Write to In The Box

105 S. 18th Street,
#217, Yakima, WA 98901
or email growing@goodfruit.com

Dear Good Fruit Grower,

We’d like to address a few points raised by Mike Willett of the Northwest Horticultural Council in his opinion piece about Arctic apples (“Why go Arctic?” Good Fruit Grower, May 15, 2015).

First, Willett fails to mention the benefits Arctic apples offer growers and packers. Nonbrowning addresses tangible costs from issues like finger bruising, bin rubs, and warm packing of Golden Delicious. And, while the Golden market has admittedly dwindled in recent years, Arctic Golden offers the opportunity to rebrand this wonderful variety, fixing many of Golden’s weaknesses.

Willett also makes no mention of nonbrowning’s value to consumers. Nobody doubts the ever-increasing consumer demand for convenience (baby carrots equal two-thirds of carrot sales) and nonbrowning apples are certainly more convenient than apples that brown!

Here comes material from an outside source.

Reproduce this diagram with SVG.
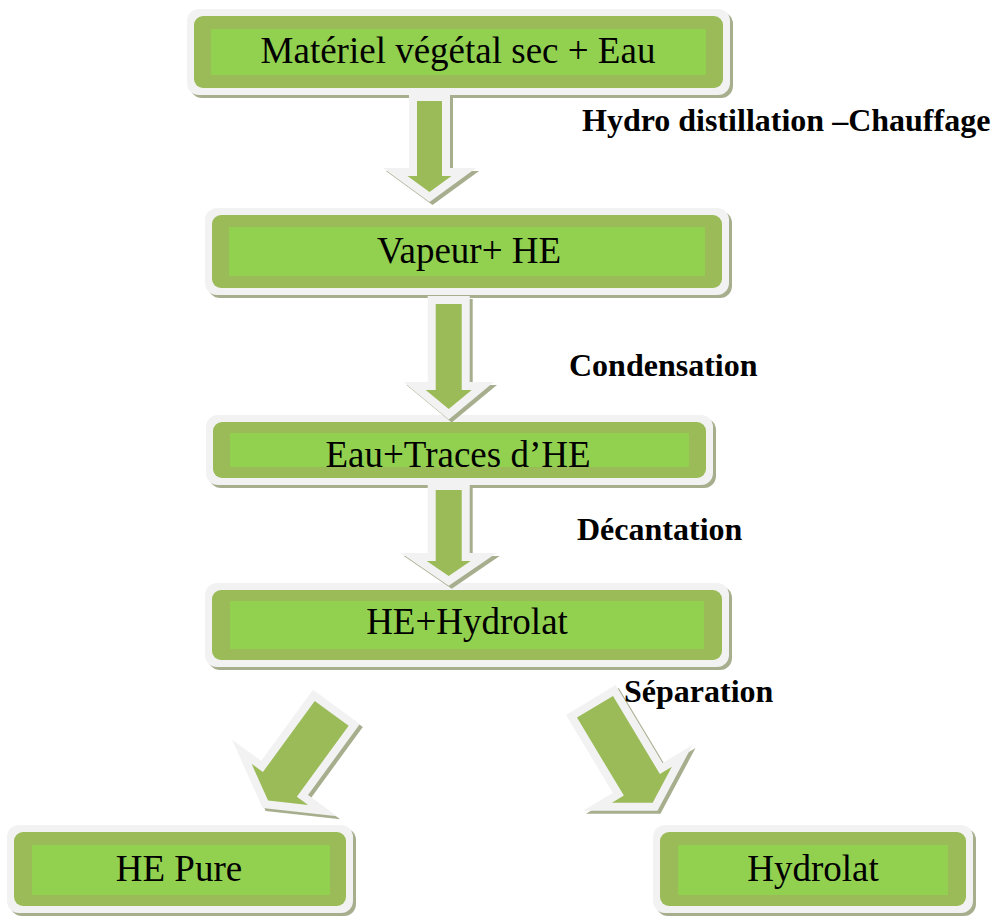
<svg xmlns="http://www.w3.org/2000/svg" width="998" height="918" viewBox="0 0 998 918">
<style>
.sh{fill:#a6ae8e}
.wb{fill:#f2f2f2}
.gb{fill:#9bbb59}
.ib{fill:#92d050}
.t{font-family:"Liberation Serif","Times New Roman",serif;font-size:37px;fill:#000;text-anchor:middle}
.lb{font-family:"Liberation Serif","Times New Roman",serif;font-size:32px;font-weight:bold;fill:#000}
.ash{fill:#a6ae8e;stroke:#a6ae8e;stroke-width:16;stroke-linejoin:miter;stroke-miterlimit:10}
.aw{fill:#f2f2f2;stroke:#f2f2f2;stroke-width:16;stroke-linejoin:miter;stroke-miterlimit:10}
.ag{fill:#9bbb59}
</style>
<defs>
<polygon id="p1" points="-12.5,0 12.5,0 12.5,75 22,75 0,91 -22,75 -12.5,75"/>
<polygon id="p2" points="-13,0 13,0 13,86 23,86 0,105 -23,86 -13,86"/>
<polygon id="p3" points="-13,0 13,0 13,71 22,71 0,86 -22,71 -13,71"/>
<polygon id="p4" points="-21,0 21,0 21,88 35,88 0,108 -35,88 -21,88"/>
<polygon id="p5" points="-21,0 21,0 21,91 35,91 0,112 -35,91 -21,91"/>
</defs>
<rect width="998" height="918" fill="#fff"/>
<g id="n1">
<rect class="sh" x="190" y="12" width="543" height="86" rx="12"/>
<rect class="wb" x="187" y="9" width="543" height="86" rx="12"/>
<rect class="gb" x="194" y="16" width="529" height="72" rx="9"/>
<rect class="ib" x="211" y="29" width="495" height="46"/>
<text class="t" x="458" y="63">Matériel végétal sec + Eau</text>
</g>
<g id="n2">
<rect class="sh" x="208" y="211" width="524" height="87" rx="12"/>
<rect class="wb" x="205" y="208" width="524" height="87" rx="12"/>
<rect class="gb" x="212" y="215" width="510" height="73" rx="9"/>
<rect class="ib" x="229" y="227" width="476" height="49"/>
<text class="t" x="469" y="263">Vapeur+ HE</text>
</g>
<g id="n3">
<rect class="sh" x="209" y="418" width="507" height="70" rx="12"/>
<rect class="wb" x="206" y="415" width="507" height="70" rx="12"/>
<rect class="gb" x="213" y="422" width="493" height="56" rx="9"/>
<rect class="ib" x="230" y="433" width="459" height="34"/>
<text class="t" x="458" y="467">Eau+Traces d’HE</text>
</g>
<g id="n4">
<rect class="sh" x="208" y="586" width="524" height="84" rx="12"/>
<rect class="wb" x="205" y="583" width="524" height="84" rx="12"/>
<rect class="gb" x="212" y="590" width="510" height="70" rx="9"/>
<rect class="ib" x="230" y="601" width="474" height="48"/>
<text class="t" x="467" y="634">HE+Hydrolat</text>
</g>
<g id="n5">
<rect class="sh" x="10" y="828" width="346" height="88" rx="12"/>
<rect class="wb" x="7" y="825" width="346" height="88" rx="12"/>
<rect class="gb" x="14" y="832" width="332" height="74" rx="9"/>
<rect class="ib" x="32" y="845" width="298" height="50"/>
<text class="t" x="179" y="881">HE Pure</text>
</g>
<g id="n6">
<rect class="sh" x="656" y="828" width="320" height="88" rx="12"/>
<rect class="wb" x="653" y="825" width="320" height="88" rx="12"/>
<rect class="gb" x="660" y="832" width="306" height="74" rx="9"/>
<rect class="ib" x="678" y="845" width="270" height="50"/>
<text class="t" x="813" y="881">Hydrolat</text>
</g>
<g id="connectors">
<g transform="translate(429.5,101)">
<use href="#p1" class="ash" x="3" y="3"/><use href="#p1" class="aw"/><use href="#p1" class="ag"/>
</g>
<g transform="translate(448.7,304)">
<use href="#p2" class="ash" x="3" y="3"/><use href="#p2" class="aw"/><use href="#p2" class="ag"/>
</g>
<g transform="translate(448.7,490)">
<use href="#p3" class="ash" x="3" y="3"/><use href="#p3" class="aw"/><use href="#p3" class="ag"/>
</g>
<g transform="translate(331.7,713.3) rotate(36.1)">
<use href="#p4" class="ash" transform="rotate(-36.1) translate(3,3) rotate(36.1)"/><use href="#p4" class="aw"/><use href="#p4" class="ag"/>
</g>
<g transform="translate(595,706.8) rotate(-31)">
<use href="#p5" class="ash" transform="rotate(31) translate(3,3) rotate(-31)"/><use href="#p5" class="aw"/><use href="#p5" class="ag"/>
</g>
</g>
<g id="labels">
<text class="lb" x="582" y="131">Hydro distillation –Chauffage</text>
<text class="lb" x="569" y="376">Condensation</text>
<text class="lb" x="577" y="540">Décantation</text>
<text class="lb" x="624" y="702">Séparation</text>
</g>
</svg>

Not only has our consumer research found that most apple eaters identify browning as an issue, it’s also consistently revealed the majority of consumers express strong interest in purchasing nonbrowning apples whether they’re biotech or not.

And, unlike the low/slow browning conventional varieties available today, only Arctic apples are truly nonbrowning. Additionally, only through biotech can existing varieties be enhanced with this benefit.

As for export concerns, we all know it’s standard practice for varieties to be separated throughout the supply chain and identity protocols are further strengthened with our clear Arctic branding policy. Furthermore, there is straightforward lab methodology (PCR tests) that can identify Arctic fruit/trees with 100 percent certainty, which Okanagan Specialty Fruits has repeatedly expressed interest in sharing with the industry, including the Northwest Horticultural Council. And, we’ve shared, and encourage others to share, this information with trading partners.

Finally, Willett stresses that the “Pacific Northwest tree fruit industry strongly supports novel research in tree fruit genetics and genomics” and says that “includes the application of modern biotechnology to solving agricultural production problems.”

So, if the argument is that nonbrowning does not offer enough value to justify the biotech approach, what traits would? It’s a given that consumers are more open to biotech foods that offer them a direct benefit, so doesn’t it make perfect sense to start with a product that does so, thereby opening the door to more traits down the road?